Not everyone is genetically the same. About 25% of the U.S. population is genetically lucky because they have a low insulin response to carbohydrates. These people will never become fat, and they will always do well on any high-carbohydrate diet whether it be pasta, Snickers, or Twinkies. Unfortunately, the other 75% of the U.S. population aren’t so lucky. As they increase the amount of fat-free carbohydrates in their diet, they increase the production of insulin. Next time you look at a bagel, ask yourself do you feel lucky. You have a 25% chance that you might be.
10,000 years ago there were no grains on the face of the earth. Through much of man’s evolution, he has been exposed to only two food groups; low-fat protein and fruits and vegetables. This is what man is genetically designed to eat. When grains were first introduced into the human diet, three things immediately happened:
Mankind shrunk in size from lack of adequate protein.
Diseases of “modern civilization,” such as heart attacks and arthritis, first appeared.
Obesity became prevalent.
How do we know these things? From studies of Egyptian mummies. Not only were Egyptians much shorter than neo-paleolithic man, but they also
showed significant indications of heart disease. Furthermore, Egyptians had the same amount of obesity as found in the U.S. today. We can determine this from the excess amount of skin found around the stomachs of preserved mummies.
It takes fat to burn fat. Fat slows down the entry rate of carbohydrates into the bloodstream thereby decreasing the production of insulin. Since it’s insulin that makes you fat, having more fat in the diet is important for reducing insulin. The best type of fat is monounsaturated fat, like olive oil, guacamole, almonds, and macadamia nuts.
You can use food as a hormonal ATM card. The average American male or female carries a minimum of 100,000 calories of stored body fat. To put this in perspective, this amount of stored body fat is equivalent to eating 1,700 pancakes. That’s a pretty big breakfast. The calories you need for energy are already stored in your body. What you need is a hormonal ATM card to release them. The Zone diet is your ATM card.
The number one predictor of heart disease is not high cholesterol, or high blood pressure, but elevated levels of insulin.
How can you tell you have elevated levels of insulin? Look in the mirror. If you’re fat and shaped like an apple, you have elevated insulin levels. But
you can still be thin and have elevated insulin. How can you tell? You have high triglycerides and low HDL cholesterol. This is why high-carbohydrate, low-fat diets can be extremely dangerous to cardiovascular patients if they lose weight, but see an increase in triglycerides and a decrease in HDL cholesterol.
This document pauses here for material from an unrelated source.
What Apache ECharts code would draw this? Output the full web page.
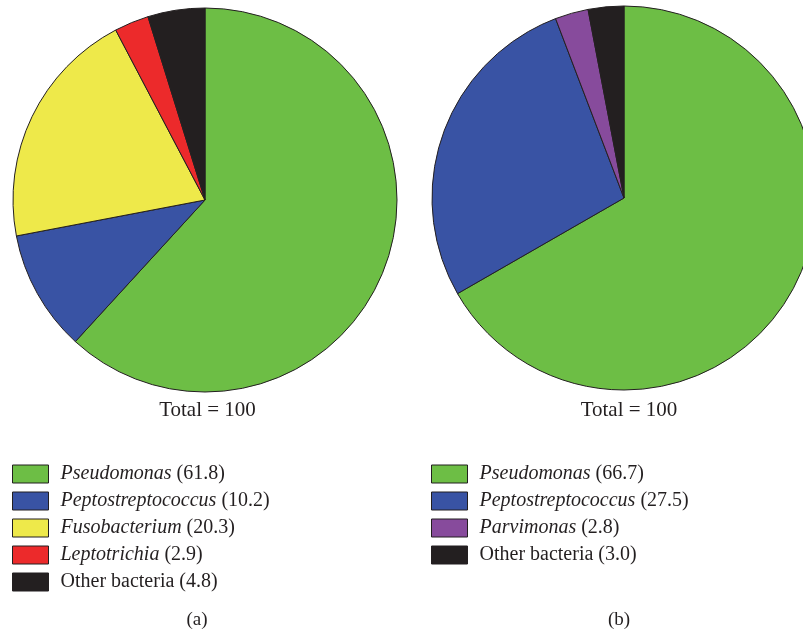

Carbohydrates are a drug. The body needs a certain amount of carbohydrates at every meal, just like a drug, for optimal brain function. Excessive consumption of any drug, however, has toxic side effects. An overdose of carbohydrates results in the excess production of insulin, which is toxic.
The Zone should be considered a wake-up call for America that unless this tide of fat-free carbohydrate gluttony is reversed, millions of
people may be unknowingly driven to early cardiovascular events which may very well lead to the eventual bankruptcy of our health care
system. This statement should not be taken lightly. In late January 1996, the American Heart Association announced that cardiovascular
deaths in the U.S. were increasing for the first time after a steady continuous decline sine 1980.